Monday, October 10, 2016

That's too Expensive, the Pricing Battle

Pricing is a tricky beast. I've seen a lot of models out there, and each has pros and cons. Firstly it depends on who are your target customers. My experience is in Enterprise software, which typically has a larger transaction price and volume, yet the number of deals is smaller. When focusing on SMBs as a target, the models change along with the selling motion. For good reasons most software companies want to have both models, but I haven't seen many companies able to execute this strategy. You end up with vendors adopting one model and causing fractures in the way tooling is licensed, many times the economics don't equate to good business decisions for the end user or the vendor. Here are the various licensing models I've seen in the IT Operations Management space:
  • Application footprint or infrastructure footprint based pricing
    • Per node, per CPU, per application server, per JVM, per CLR, per runtime
  • User-based pricing
    • Per concurrent user, per named user, per monthly active user, per page view
This model can track the users being monitored (in the case of end-user experience), or the users using a tool. For example, in Service Desk it could be the number of help desk agents.
  • Storage based pricing
    • Per gigabyte consumed, per event consumed
The measurements become more challenging in highly dynamic or microservices environments which cause additional issues regarding usage of specific technologies. Most apps consist of both legacy and modern technologies; hence the value is different from a solution to manage them.
Then there are the terms of the license which can be anywhere from monthly billing to 5-year commitments. These commitments can be for a minimum and/or a burst model. I've had some great discussions with analysts around value-based pricing. Although this is a very loosely defined term, building a pricing model based on the value someone gets from the software sounds perfect, in theory. How many problems are you detecting? Solving? Although this makes sense, calculating the "value" is a guess in most cases. With APM you can determine the amount of time/money/revenue saved, but it's still a challenge to build and measure clear ROI. Measuring ROI becomes even harder with other less customer-centric technologies.

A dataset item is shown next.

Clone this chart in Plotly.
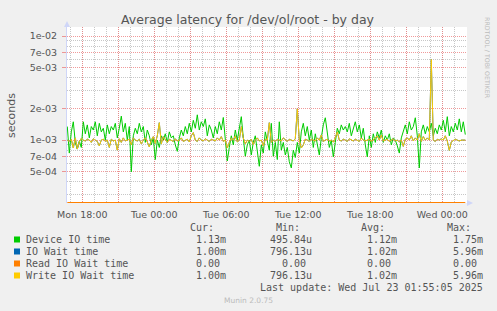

In my career I’ve now seen pricing from three distinct angles, I’m going to summarize what I’ve found in each of my roles. These are personal experiences, and your mileage may vary.

End User

As an end user, I bought tens of millions of dollars’ worth of software over my 17 years as a practitioner. I always tried various tricks to ensure I was getting the best deal possible for my employer. Licensing and pricing is a challenge. How do I pay as little as possible for the best solution for my needs? When can I afford to buy an inferior product to meet my budgetary needs? When should I request more budget to select a technology that will differentiate us as a business? Regardless, the net is that everything is overpriced, and I could never get the pricing low enough to remain satisfied. It doesn't matter if I were paying based on application, infrastructure, consumption, or on-demand pricing. Although my technology providers were my partners, I also felt I needed to extract the most value for the least amount of capital from them to serve our shareholders.


As I transitioned over to an analyst role, I learned yet more tricks around pricing and deal negotiation. Most technologies go through a cycle of immaturity to mainstream, and finally into obsolesce. Gartner uses two models to describe this; one is the Hype Cycle which shows the technology trigger through it being a productive technology. Additionally when coupled with a Market Clock the lifecycle is visible. Market Clocks address the lifecycle of a market and how technology becomes standardized, commoditized, and eventually replaced. These constructs are useful to both end users and vendors to understand how technologies mature, and the related pricing and competition to be expected within a particular technology market. I often gave advice to vendors due to the number of licensing and pricing models I had seen, and what end users were asking. Clearly, there was always complaints by end users about any pricing model aside from open source. Everyone loves the idea of free software, yet there are many hidden costs to take into account. Which technology providers can deliver results is often more important than the licensing model.


I was fortunate enough to run the AppDynamics pricing committee for about six months, and I learned a lot about how to license and price. During this experience was the first time I had studied margins. AppDynamics software is available both on-premises and via SaaS delivery which makes the model especially interesting. Each delivery model has different margins and costs to consider. These have to be taken into account when we determine a pricing model and our discounting. I also learned, first hand, the struggles customers had with our pricing model. The net result is that regardless of how you price a solution the users complain about the pricing. There is no way to solve this problem that I have found, and it was rather depressing. The opinions are strategies across sales, product management, and marketing are all different, and each group has a differing perspective which is very challenging to rationalize. I am not sad to have moved along from that responsibility :)

My Take

Every model is flawed; pricing models are inflexible and software costs too much. If you don't bundle products, then quoting and licensing become complex, yet if you bundle then, you end up with shelfware. End users want to pay for what they use, and yet they don't want commitments, they want "on-demand" pricing. Without commitments, most vendors have issues predicting revenue or demand. This is often an issue if you are using traditional hosting for the product, which most SaaS companies do to some extent for cost reasons. Software, unlike hardware, doesn't have the same type of fixed cost to deliver. The margins are different. End users and salespeople also want the model to be simple to understand, calculate, and rationalize.